COMPLEX PROPOSITION ALERT.  At Minding the Campus, Publius Audax conflates competition for position with competition that augments economic welfare.
The problem with the pursuit of ‘prestige’ is that it is an inherently zero-sum game. What prestige UT gains must come at the loss of a university somewhere else (Berkeley or Columbus). This leads to an endless arms race in rising salaries and falling workload for article-generating academic stars, accelerating the rise in costs for students while distracting energy and initiative away from the quality of instruction.
How shall I proceed?

One way: rephrase the first two sentences.  The problem with the pursuit of 'train speed' is that it is an inherently zero-sum game.  What prestige The Milwaukee Road gains must come at the loss of a railroad somewhere else (Burlington or Chicago and North Western.)  Think again: isn't a faster service a benefit to travellers, no matter whether it's Milwaukee or Burlington or the Rock Island or the Soo Line rewriting the timetables?

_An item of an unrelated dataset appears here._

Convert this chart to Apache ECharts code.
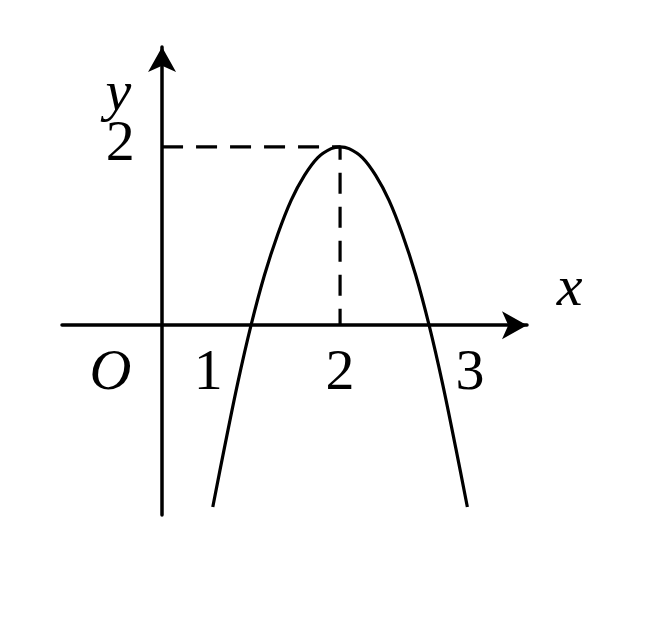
<!DOCTYPE html>
<html>
<head>
<meta charset="utf-8">
<script src="https://cdn.jsdelivr.net/npm/echarts@6/dist/echarts.min.js"></script>
<style>
html,body{margin:0;padding:0;background:#fff;}
#chart{width:672px;height:622px;}
</style>
</head>
<body>
<div id="chart"></div>
<script>
// Parabola points (vertex at (2,2), roots at 1 and 3)
const curveX = [0.57, 0.7, 0.85, 1.0, 1.15, 1.3, 1.45, 1.6, 1.75, 1.9, 2.0, 2.1, 2.25, 2.4, 2.55, 2.7, 2.85, 3.0, 3.15, 3.3, 3.43];
const curveY = [-2.04, -1.38, -0.65, 0.0, 0.56, 1.02, 1.40, 1.68, 1.88, 1.98, 2.0, 1.98, 1.88, 1.68, 1.40, 1.02, 0.56, 0.0, -0.65, -1.38, -2.04];

// Dashed guide lines through the vertex
const guideX = [0, 2, 2];
const guideY = [2, 2, 0];

// Text labels and where they sit (in data units)
const labelText = ['O', '1', '2', '3', 'x', 'y', '2'];
const labelX = [-0.58, 0.52, 2.0, 3.46, 4.58, -0.49, -0.47];
const labelY = [-0.55, -0.55, -0.55, -0.55, 0.4, 2.58, 2.02];
const labelItalic = [true, false, false, false, true, true, false];

const axisRangeX = [-1.124, 4.1];
const axisRangeY = [-2.13, 3.12];

const chart = echarts.init(document.getElementById('chart'), null, {renderer: 'canvas'});

const FONT = "'Liberation Serif', 'DejaVu Serif', serif";

const option = {
  backgroundColor: '#ffffff',
  animation: false,
  grid: {left: 62, top: 47, width: 465, height: 468, containLabel: false},
  xAxis: {
    type: 'value',
    min: axisRangeX[0], max: axisRangeX[1],
    axisLine: {
      show: true, onZero: true,
      symbol: ['none', 'arrow'], symbolSize: [21, 25],
      lineStyle: {color: '#000', width: 3.5}
    },
    axisTick: {show: false},
    axisLabel: {show: false},
    splitLine: {show: false}
  },
  yAxis: {
    type: 'value',
    min: axisRangeY[0], max: axisRangeY[1],
    axisLine: {
      show: true, onZero: true,
      symbol: ['none', 'arrow'], symbolSize: [21, 25],
      lineStyle: {color: '#000', width: 3.5}
    },
    axisTick: {show: false},
    axisLabel: {show: false},
    splitLine: {show: false}
  },
  series: [
    {
      type: 'line',
      data: guideX.map((x, i) => [x, guideY[i]]),
      showSymbol: false,
      symbol: 'none',
      lineStyle: {color: '#000', width: 3.2, type: [21, 13]},
      z: 2
    },
    {
      type: 'line',
      data: curveX.map((x, i) => [x, curveY[i]]),
      smooth: 0.35,
      showSymbol: false,
      symbol: 'none',
      lineStyle: {color: '#000', width: 3.2},
      z: 3
    },
    {
      type: 'scatter',
      clip: false,
      symbolSize: 0,
      itemStyle: {color: '#000', opacity: 1},
      data: labelText.map((t, i) => ({
        value: [labelX[i], labelY[i]],
        label: {
          show: true,
          formatter: t,
          position: 'inside',
          fontFamily: FONT,
          fontStyle: labelItalic[i] ? 'italic' : 'normal',
          fontSize: 58,
          color: '#000',
          opacity: 1,
          textBorderWidth: 0
        }
      })),
      z: 4
    }
  ]
};
chart.setOption(option);
</script>
</body>
</html>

And thus the heart of the matter: in what way does the market test for academic credentials work?   The author's premise appears to be that administrators engage in expense-preference behavior (why should managers not act like managers everywhere?) by recruiting professors who lend their names (and their grant money) to the institution, while providing nothing for the students.  Perhaps it is sufficient for the most selective institutions to assemble classes of high achieving self-starters who will polish their human capital with little contact with those star professors who, snarking about falling workload notwithstanding, are focusing on their grants, and their publishing.

But where there is expense-preference behavior, there is implicitly a constraint that the managers must satisfy lest they get fired.  In for-profit businesses, managerial models have a minimum level of profit the firm must earn in order to satisfy the stockholders at the same time the managers are pursuing their goals of sales or market share or growth or emoluments.

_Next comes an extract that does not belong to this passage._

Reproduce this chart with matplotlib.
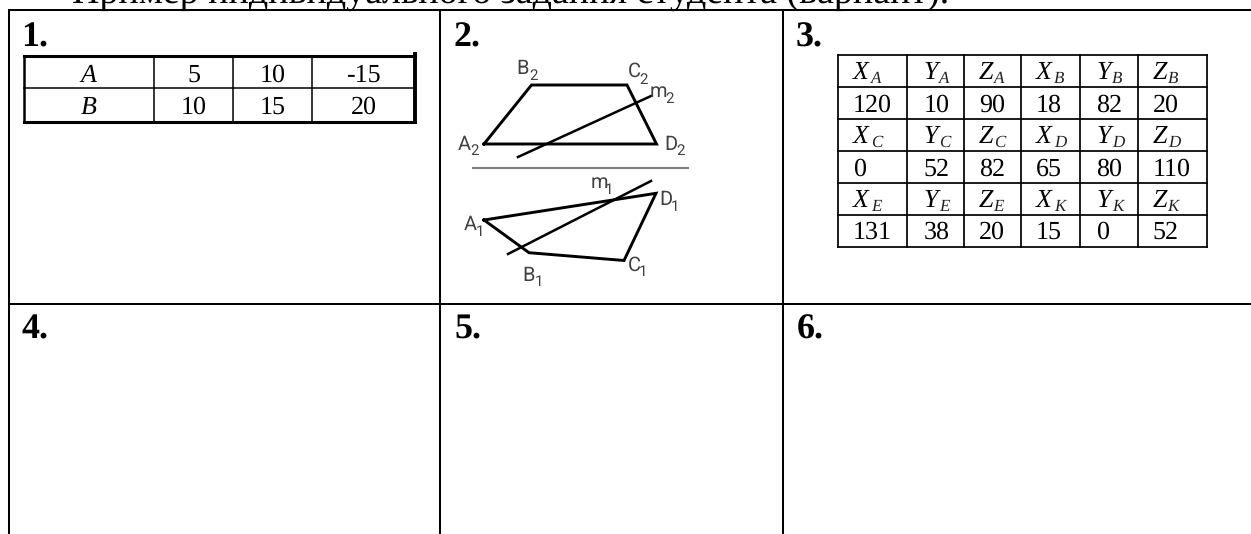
import matplotlib
matplotlib.use("Agg")
import matplotlib.pyplot as plt

W, H = 1251, 534

plt.rcParams['font.family'] = ['Liberation Serif', 'DejaVu Serif']
plt.rcParams['text.hinting'] = 'none'
plt.rcParams['text.hinting_factor'] = 1

heading = "Пример индивидуального задания студента (вариант)."
cell_labels = ["1.", "2.", "3.", "4.", "5.", "6."]

table1_rows = [["A", "5", "10", "-15"], ["B", "10", "15", "20"]]

table3_rows = [
    ["X_A", "Y_A", "Z_A", "X_B", "Y_B", "Z_B"],
    ["120", "10", "90", "18", "82", "20"],
    ["X_C", "Y_C", "Z_C", "X_D", "Y_D", "Z_D"],
    ["0", "52", "82", "65", "80", "110"],
    ["X_E", "Y_E", "Z_E", "X_K", "Y_K", "Z_K"],
    ["131", "38", "20", "15", "0", "52"],
]

# sketch in reference pixels
front_poly = [(484, 144), (531.5, 85), (627, 85), (656.5, 144), (484, 144)]
top_poly = [(484, 220), (529, 252.7), (624, 260.5), (656, 193.3), (484, 220)]
m_front = [(518, 157), (651, 96)]
m_top = [(508, 254), (651, 181)]
axis_line = [(473, 167.5), (688, 167.5)]
sketch_letters = ["B", "C", "m", "A", "D", "m", "D", "A", "B", "C"]
sketch_subs = ["2", "2", "2", "2", "2", "1", "1", "1", "1", "1"]
letter_xy = [(523, 74), (634, 77), (658, 97), (464, 150), (671, 150),
             (599, 188), (666, 205), (470, 230), (529, 281), (634, 271)]
sub_xy = [(534, 80), (644, 84), (670, 103), (475, 155), (681, 155),
          (609, 194), (675, 211), (480, 236), (539, 286), (643, 276)]

fig = plt.figure(figsize=(W / 100, H / 100), dpi=100)
ax = fig.add_axes([0, 0, 1, 1])
ax.set_xlim(0, W)
ax.set_ylim(H, 0)
ax.axis("off")


def line(x0, y0, x1, y1, lw=1.45, color="black"):
    ax.plot([x0, x1], [y0, y1], color=color, lw=lw, solid_capstyle="projecting")


# outer grid
for x in [8.5, 440, 783]:
    line(x, 10.3, x, H + 2)
line(8.5, 10.3, W + 2, 10.3)
line(8.5, 303.5, W + 2, 303.5)

ax.text(72, 2.5, heading, fontsize=27.4, ha="left", va="baseline")

label_pos = [(21.5, 46), (453.5, 46), (796, 46), (21, 338), (455, 338), (797, 338)]
for s, (x, y) in zip(cell_labels, label_pos):
    ax.text(x, y, s, fontsize=26, fontweight="bold", ha="left", va="baseline")

# table 1
t1_x = [23.5, 154, 233.3, 312, 415]
t1_y = [56, 88.3, 121.7]
t1_base = [82, 113.5]
for x in t1_x[1:-1]:
    line(x, t1_y[0], x, t1_y[-1], lw=1.1)
line(t1_x[0], t1_y[1], t1_x[-1], t1_y[1], lw=1.1)
line(t1_x[0], t1_y[0], t1_x[-1], t1_y[0], lw=2.2)
line(t1_x[0], t1_y[-1], t1_x[-1], t1_y[-1], lw=2.2)
line(t1_x[0], t1_y[0], t1_x[0], t1_y[-1], lw=1.8)
line(t1_x[-1], t1_y[0] - 2, t1_x[-1], t1_y[-1], lw=2.8)
for r, row in enumerate(table1_rows):
    for c, s in enumerate(row):
        ax.text((t1_x[c] + t1_x[c + 1]) / 2, t1_base[r], s, fontsize=18.5,
                ha="center", va="baseline", style="italic" if c == 0 else "normal")

# table 3
t3_x = [838, 907, 963.7, 1020.7, 1080, 1138, 1207]
t3_y = [55, 87, 119, 151, 183, 215, 246.7]
t3_pad = [15, 16.5, 15, 15.5, 16.5, 14.7]
sub_shift = {"X": 18, "Y": 15.5, "Z": 15}
for x in t3_x:
    line(x, t3_y[0], x, t3_y[-1], lw=1.25)
for y in t3_y:
    line(t3_x[0], y, t3_x[-1], y, lw=1.25)
for r, row in enumerate(table3_rows):
    for c, s in enumerate(row):
        x = t3_x[c] + t3_pad[c]
        y = t3_y[r + 1] - 7.6
        if "_" in s:
            ax.text(x, y, s[0], fontsize=19, style="italic", ha="left", va="baseline")
            ax.text(x + sub_shift[s[0]], y + 3.5, s[2], fontsize=12, style="italic",
                    ha="left", va="baseline", color="#222222")
        else:
            ax.text(x, y, s, fontsize=19, ha="left", va="baseline")

# sketch
for poly in (front_poly, top_poly):
    ax.plot([p[0] for p in poly], [p[1] for p in poly], color="black", lw=2.1,
            solid_joinstyle="miter")
for seg in (m_front, m_top):
    ax.plot([p[0] for p in seg], [p[1] for p in seg], color="black", lw=1.8)
ax.plot([p[0] for p in axis_line], [p[1] for p in axis_line], color="#808080", lw=1.5)
for ch, sub, pos, spos in zip(sketch_letters, sketch_subs, letter_xy, sub_xy):
    ax.text(pos[0], pos[1], ch, fontsize=14.5, family="Roboto", color="#404040",
            ha="center", va="baseline")
    ax.text(spos[0], spos[1], sub, fontsize=11, family="Roboto", color="#404040",
            ha="center", va="baseline")

fig.savefig("out.png", dpi=100)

Such a constraint is less easy to motivate in a world of non-profit institutions with at least some ability to credibly signal the ability of their clients.  But costs that rise for students at a rate higher than the appreciation in value of the signal (or the return on human capital) are incentives to substitute, and substitution implies the enforcement of constraints.

Thus, the column does not rule out institutions imitating the academic profile of the most highly regarded institutions, and competing on dimensions of student services other than funded research or big time sports.